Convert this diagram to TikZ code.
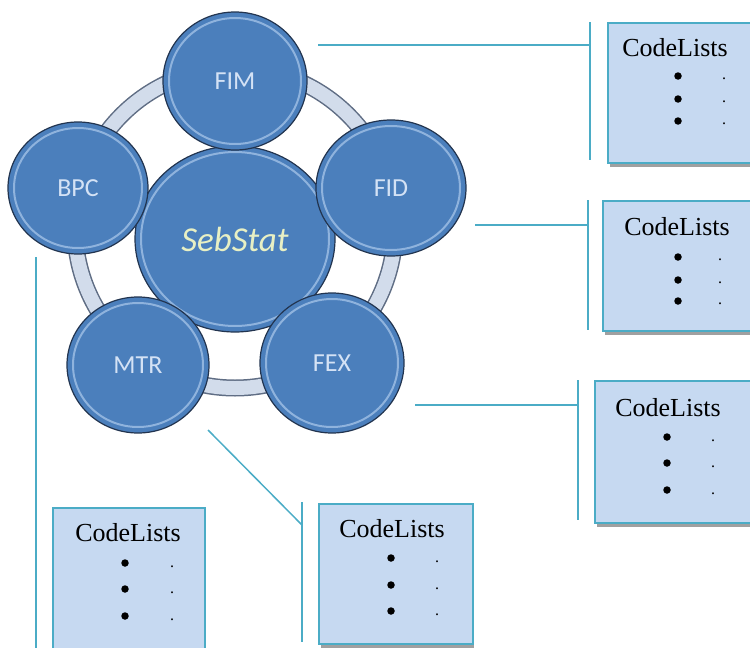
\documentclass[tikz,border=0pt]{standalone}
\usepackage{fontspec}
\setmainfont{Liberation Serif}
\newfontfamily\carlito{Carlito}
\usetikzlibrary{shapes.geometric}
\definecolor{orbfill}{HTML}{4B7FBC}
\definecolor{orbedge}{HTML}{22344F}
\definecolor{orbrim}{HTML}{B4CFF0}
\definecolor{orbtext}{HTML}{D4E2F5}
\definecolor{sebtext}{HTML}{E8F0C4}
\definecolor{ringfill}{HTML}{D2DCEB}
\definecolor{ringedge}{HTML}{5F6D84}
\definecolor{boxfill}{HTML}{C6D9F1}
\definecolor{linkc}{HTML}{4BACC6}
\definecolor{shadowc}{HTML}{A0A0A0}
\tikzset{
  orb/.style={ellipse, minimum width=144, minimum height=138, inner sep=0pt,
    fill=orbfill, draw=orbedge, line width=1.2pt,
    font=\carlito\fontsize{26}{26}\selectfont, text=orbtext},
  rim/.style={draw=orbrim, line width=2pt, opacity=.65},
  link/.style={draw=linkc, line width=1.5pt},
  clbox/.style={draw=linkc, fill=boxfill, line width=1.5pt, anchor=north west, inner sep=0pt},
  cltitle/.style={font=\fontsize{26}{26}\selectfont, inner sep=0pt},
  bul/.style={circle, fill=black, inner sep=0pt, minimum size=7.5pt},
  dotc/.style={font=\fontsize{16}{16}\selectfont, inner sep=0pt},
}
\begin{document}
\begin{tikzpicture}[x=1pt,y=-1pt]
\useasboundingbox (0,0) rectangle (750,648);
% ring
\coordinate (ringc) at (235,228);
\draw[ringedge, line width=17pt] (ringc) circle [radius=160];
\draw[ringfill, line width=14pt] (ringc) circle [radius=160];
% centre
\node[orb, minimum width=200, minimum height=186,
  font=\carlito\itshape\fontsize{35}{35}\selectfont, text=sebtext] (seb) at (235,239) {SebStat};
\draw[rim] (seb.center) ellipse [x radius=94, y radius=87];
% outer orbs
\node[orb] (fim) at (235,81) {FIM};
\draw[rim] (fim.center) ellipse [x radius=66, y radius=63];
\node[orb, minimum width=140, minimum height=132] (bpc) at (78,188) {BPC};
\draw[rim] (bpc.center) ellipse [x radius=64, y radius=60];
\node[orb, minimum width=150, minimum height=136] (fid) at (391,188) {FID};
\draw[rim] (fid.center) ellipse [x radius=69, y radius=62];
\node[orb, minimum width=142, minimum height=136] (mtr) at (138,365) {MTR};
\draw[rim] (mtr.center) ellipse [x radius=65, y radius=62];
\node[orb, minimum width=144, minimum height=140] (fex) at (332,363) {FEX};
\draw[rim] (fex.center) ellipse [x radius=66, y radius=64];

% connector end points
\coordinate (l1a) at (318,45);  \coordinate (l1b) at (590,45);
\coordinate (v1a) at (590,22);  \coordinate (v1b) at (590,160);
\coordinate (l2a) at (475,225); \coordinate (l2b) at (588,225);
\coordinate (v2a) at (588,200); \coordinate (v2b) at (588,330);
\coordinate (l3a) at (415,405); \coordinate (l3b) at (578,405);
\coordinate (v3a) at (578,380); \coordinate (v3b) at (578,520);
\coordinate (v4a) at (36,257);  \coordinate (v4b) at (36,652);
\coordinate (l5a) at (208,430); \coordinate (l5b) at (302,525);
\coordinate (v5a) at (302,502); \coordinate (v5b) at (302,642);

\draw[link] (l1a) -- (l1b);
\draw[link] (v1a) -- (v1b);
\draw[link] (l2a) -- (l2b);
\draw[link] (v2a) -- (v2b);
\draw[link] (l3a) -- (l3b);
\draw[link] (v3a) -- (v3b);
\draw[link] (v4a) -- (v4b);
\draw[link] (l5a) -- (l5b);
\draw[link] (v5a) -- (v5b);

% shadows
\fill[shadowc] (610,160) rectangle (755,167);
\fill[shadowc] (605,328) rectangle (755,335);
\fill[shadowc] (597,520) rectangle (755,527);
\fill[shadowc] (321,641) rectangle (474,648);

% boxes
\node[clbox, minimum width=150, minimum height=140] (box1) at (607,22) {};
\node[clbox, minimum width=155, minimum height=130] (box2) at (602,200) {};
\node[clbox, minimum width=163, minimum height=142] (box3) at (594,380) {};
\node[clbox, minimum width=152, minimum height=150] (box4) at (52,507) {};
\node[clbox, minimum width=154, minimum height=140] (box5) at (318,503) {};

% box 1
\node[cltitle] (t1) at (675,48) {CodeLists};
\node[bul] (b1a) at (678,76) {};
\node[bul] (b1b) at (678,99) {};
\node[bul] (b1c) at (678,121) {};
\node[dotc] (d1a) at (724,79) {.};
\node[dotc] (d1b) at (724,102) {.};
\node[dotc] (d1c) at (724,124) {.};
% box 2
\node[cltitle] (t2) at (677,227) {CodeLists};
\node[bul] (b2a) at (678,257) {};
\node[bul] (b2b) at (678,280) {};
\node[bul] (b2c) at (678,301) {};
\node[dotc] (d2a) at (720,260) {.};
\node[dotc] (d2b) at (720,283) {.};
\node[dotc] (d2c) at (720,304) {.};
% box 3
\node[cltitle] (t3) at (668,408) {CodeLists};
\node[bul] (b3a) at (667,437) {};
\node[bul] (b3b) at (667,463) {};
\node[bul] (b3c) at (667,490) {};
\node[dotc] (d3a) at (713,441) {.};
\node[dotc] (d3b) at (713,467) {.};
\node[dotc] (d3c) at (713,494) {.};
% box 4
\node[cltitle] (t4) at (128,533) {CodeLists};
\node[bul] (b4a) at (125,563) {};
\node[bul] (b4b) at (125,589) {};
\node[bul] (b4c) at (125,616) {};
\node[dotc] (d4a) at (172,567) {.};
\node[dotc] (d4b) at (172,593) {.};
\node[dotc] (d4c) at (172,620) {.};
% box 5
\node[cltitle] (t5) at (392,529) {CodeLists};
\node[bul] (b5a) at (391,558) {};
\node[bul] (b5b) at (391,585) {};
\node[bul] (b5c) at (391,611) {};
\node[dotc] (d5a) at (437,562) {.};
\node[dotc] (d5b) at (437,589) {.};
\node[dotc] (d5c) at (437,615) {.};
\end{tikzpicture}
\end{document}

- INSTRUCTION:
Quote every line word for word and keep the images out of the copy.

- COMPLETE RESPONSE:
Convert this diagram to TikZ code.
\documentclass[tikz,border=0pt]{standalone}
\usepackage{fontspec}
\setmainfont{Liberation Serif}
\newfontfamily\carlito{Carlito}
\usetikzlibrary{shapes.geometric}
\definecolor{orbfill}{HTML}{4B7FBC}
\definecolor{orbedge}{HTML}{22344F}
\definecolor{orbrim}{HTML}{B4CFF0}
\definecolor{orbtext}{HTML}{D4E2F5}
\definecolor{sebtext}{HTML}{E8F0C4}
\definecolor{ringfill}{HTML}{D2DCEB}
\definecolor{ringedge}{HTML}{5F6D84}
\definecolor{boxfill}{HTML}{C6D9F1}
\definecolor{linkc}{HTML}{4BACC6}
\definecolor{shadowc}{HTML}{A0A0A0}
\tikzset{
  orb/.style={ellipse, minimum width=144, minimum height=138, inner sep=0pt,
    fill=orbfill, draw=orbedge, line width=1.2pt,
    font=\carlito\fontsize{26}{26}\selectfont, text=orbtext},
  rim/.style={draw=orbrim, line width=2pt, opacity=.65},
  link/.style={draw=linkc, line width=1.5pt},
  clbox/.style={draw=linkc, fill=boxfill, line width=1.5pt, anchor=north west, inner sep=0pt},
  cltitle/.style={font=\fontsize{26}{26}\selectfont, inner sep=0pt},
  bul/.style={circle, fill=black, inner sep=0pt, minimum size=7.5pt},
  dotc/.style={font=\fontsize{16}{16}\selectfont, inner sep=0pt},
}
\begin{document}
\begin{tikzpicture}[x=1pt,y=-1pt]
\useasboundingbox (0,0) rectangle (750,648);
% ring
\coordinate (ringc) at (235,228);
\draw[ringedge, line width=17pt] (ringc) circle [radius=160];
\draw[ringfill, line width=14pt] (ringc) circle [radius=160];
% centre
\node[orb, minimum width=200, minimum height=186,
  font=\carlito\itshape\fontsize{35}{35}\selectfont, text=sebtext] (seb) at (235,239) {SebStat};
\draw[rim] (seb.center) ellipse [x radius=94, y radius=87];
% outer orbs
\node[orb] (fim) at (235,81) {FIM};
\draw[rim] (fim.center) ellipse [x radius=66, y radius=63];
\node[orb, minimum width=140, minimum height=132] (bpc) at (78,188) {BPC};
\draw[rim] (bpc.center) ellipse [x radius=64, y radius=60];
\node[orb, minimum width=150, minimum height=136] (fid) at (391,188) {FID};
\draw[rim] (fid.center) ellipse [x radius=69, y radius=62];
\node[orb, minimum width=142, minimum height=136] (mtr) at (138,365) {MTR};
\draw[rim] (mtr.center) ellipse [x radius=65, y radius=62];
\node[orb, minimum width=144, minimum height=140] (fex) at (332,363) {FEX};
\draw[rim] (fex.center) ellipse [x radius=66, y radius=64];

% connector end points
\coordinate (l1a) at (318,45);  \coordinate (l1b) at (590,45);
\coordinate (v1a) at (590,22);  \coordinate (v1b) at (590,160);
\coordinate (l2a) at (475,225); \coordinate (l2b) at (588,225);
\coordinate (v2a) at (588,200); \coordinate (v2b) at (588,330);
\coordinate (l3a) at (415,405); \coordinate (l3b) at (578,405);
\coordinate (v3a) at (578,380); \coordinate (v3b) at (578,520);
\coordinate (v4a) at (36,257);  \coordinate (v4b) at (36,652);
\coordinate (l5a) at (208,430); \coordinate (l5b) at (302,525);
\coordinate (v5a) at (302,502); \coordinate (v5b) at (302,642);

\draw[link] (l1a) -- (l1b);
\draw[link] (v1a) -- (v1b);
\draw[link] (l2a) -- (l2b);
\draw[link] (v2a) -- (v2b);
\draw[link] (l3a) -- (l3b);
\draw[link] (v3a) -- (v3b);
\draw[link] (v4a) -- (v4b);
\draw[link] (l5a) -- (l5b);
\draw[link] (v5a) -- (v5b);

% shadows
\fill[shadowc] (610,160) rectangle (755,167);
\fill[shadowc] (605,328) rectangle (755,335);
\fill[shadowc] (597,520) rectangle (755,527);
\fill[shadowc] (321,641) rectangle (474,648);

% boxes
\node[clbox, minimum width=150, minimum height=140] (box1) at (607,22) {};
\node[clbox, minimum width=155, minimum height=130] (box2) at (602,200) {};
\node[clbox, minimum width=163, minimum height=142] (box3) at (594,380) {};
\node[clbox, minimum width=152, minimum height=150] (box4) at (52,507) {};
\node[clbox, minimum width=154, minimum height=140] (box5) at (318,503) {};

% box 1
\node[cltitle] (t1) at (675,48) {CodeLists};
\node[bul] (b1a) at (678,76) {};
\node[bul] (b1b) at (678,99) {};
\node[bul] (b1c) at (678,121) {};
\node[dotc] (d1a) at (724,79) {.};
\node[dotc] (d1b) at (724,102) {.};
\node[dotc] (d1c) at (724,124) {.};
% box 2
\node[cltitle] (t2) at (677,227) {CodeLists};
\node[bul] (b2a) at (678,257) {};
\node[bul] (b2b) at (678,280) {};
\node[bul] (b2c) at (678,301) {};
\node[dotc] (d2a) at (720,260) {.};
\node[dotc] (d2b) at (720,283) {.};
\node[dotc] (d2c) at (720,304) {.};
% box 3
\node[cltitle] (t3) at (668,408) {CodeLists};
\node[bul] (b3a) at (667,437) {};
\node[bul] (b3b) at (667,463) {};
\node[bul] (b3c) at (667,490) {};
\node[dotc] (d3a) at (713,441) {.};
\node[dotc] (d3b) at (713,467) {.};
\node[dotc] (d3c) at (713,494) {.};
% box 4
\node[cltitle] (t4) at (128,533) {CodeLists};
\node[bul] (b4a) at (125,563) {};
\node[bul] (b4b) at (125,589) {};
\node[bul] (b4c) at (125,616) {};
\node[dotc] (d4a) at (172,567) {.};
\node[dotc] (d4b) at (172,593) {.};
\node[dotc] (d4c) at (172,620) {.};
% box 5
\node[cltitle] (t5) at (392,529) {CodeLists};
\node[bul] (b5a) at (391,558) {};
\node[bul] (b5b) at (391,585) {};
\node[bul] (b5c) at (391,611) {};
\node[dotc] (d5a) at (437,562) {.};
\node[dotc] (d5b) at (437,589) {.};
\node[dotc] (d5c) at (437,615) {.};
\end{tikzpicture}
\end{document}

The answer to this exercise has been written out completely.